Because Ms. Bradley has asserted counterclaims and crossclaims against various parties pursuant to 42 U.S.C. § 1983 and other federal statutes and the U.S. Constitution, the Court will determine whether removal is proper on the basis of jurisdiction under 28 U.S.C.§ 1331, which provides that “[t]he district courts shall have original jurisdiction of all civil actions arising under the Constitution, laws, or treaties of the United States.” 28 U.S.C. § 1331 (emphasis added). A lawsuit “arises under” federal law for 28 U.S.C. § 1331 purposes “only when the plaintiffs statement of his own cause of action shows that it is based upon [federal law].” Louisville & Nashville R. Co. v. Mottley, 211 U.S. 149, 152 (1908).

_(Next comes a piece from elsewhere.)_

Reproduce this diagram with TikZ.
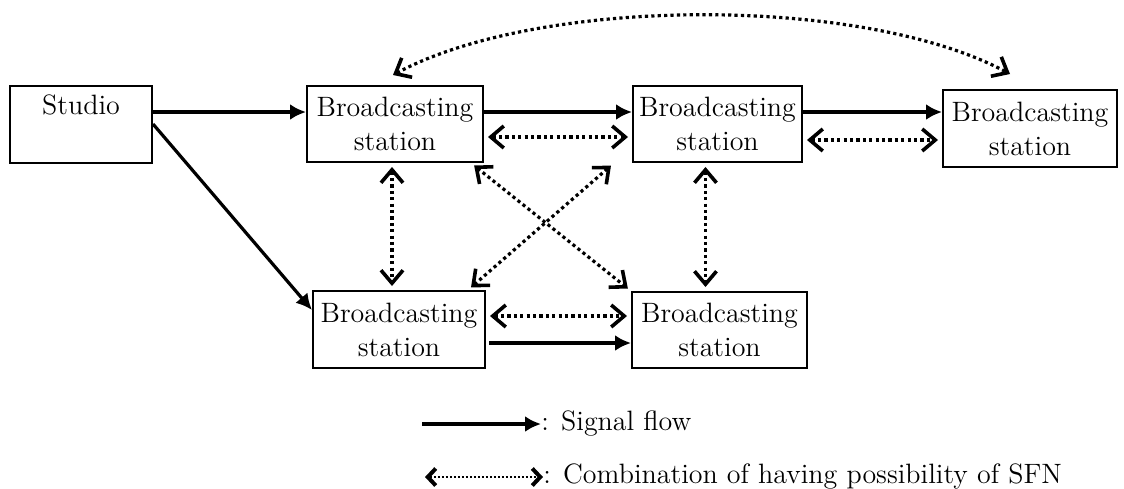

Ms. Bradley's intention to raise federal defenses to the claims against her, including counterclaims and crossclaims, does not establish a basis for removal. See United Jersey Banks v. Parell, 783 F.2d 360, 365 (3d Cir, 1986) (“It is one of the settled principles of federal jurisdiction jurisprudence that the federal question must appear on the face of the complaint, and that federal jurisdiction cannot be created by anticipating a defense based on federal law.”) (citing Louisville & Nashville, 211 U.S. at 149); Holmes Grp., Inc. v. Vornado Air Circulation Sys., Inc., 535 U.S. 826, 832 (2002) (holding that counterclaims cannot serve as the basis for federal jurisdiction under the well-pleaded complaint rule); Bracken v. Matgouranis, 296 F.3d 160, 16364 (3d Cir. 2002). The civil tax action Ms. Bradley seeks to remove is predicated entirely on Pennsylvania law, rather than federal law, so it is not subject to removal to federal court. See, e.g, Deutsche Bank Nat'l Tr. Co. v. Harding, 655 Fed.Appx. 113, 115 (3d Cir. 2016) (“Inasmuch as the complaint in this case is a straightforward state-law foreclosure complaint, it does not provide a basis for federal question jurisdiction and thus this action could not have originally been brought in federal court. Consequently, it was not removable under 28 U.S.C. § 1441(a).”); see also Lott v. Duffy, 579 Fed.Appx. 87, 89-90 (3d Cir. 2014) (per curiam) (internal citation omitted) (observing that an “ejectment action ... is governed by state law, . . . does not present a federal question[,]” and therefore “belongs back in state court”). This Court does not have jurisdiction over this action pursuant to 28 U.S.C. § 1331.
Conclusion
For the foregoing reasons, the Court does not have subject matter jurisdiction over this action in any fashion. The Court remands this case to the Court of Common Pleas of Philadelphia County pursuant to 28 U.S.C. § 1447(c) for lack of subject matter jurisdiction. An appropriate order follows.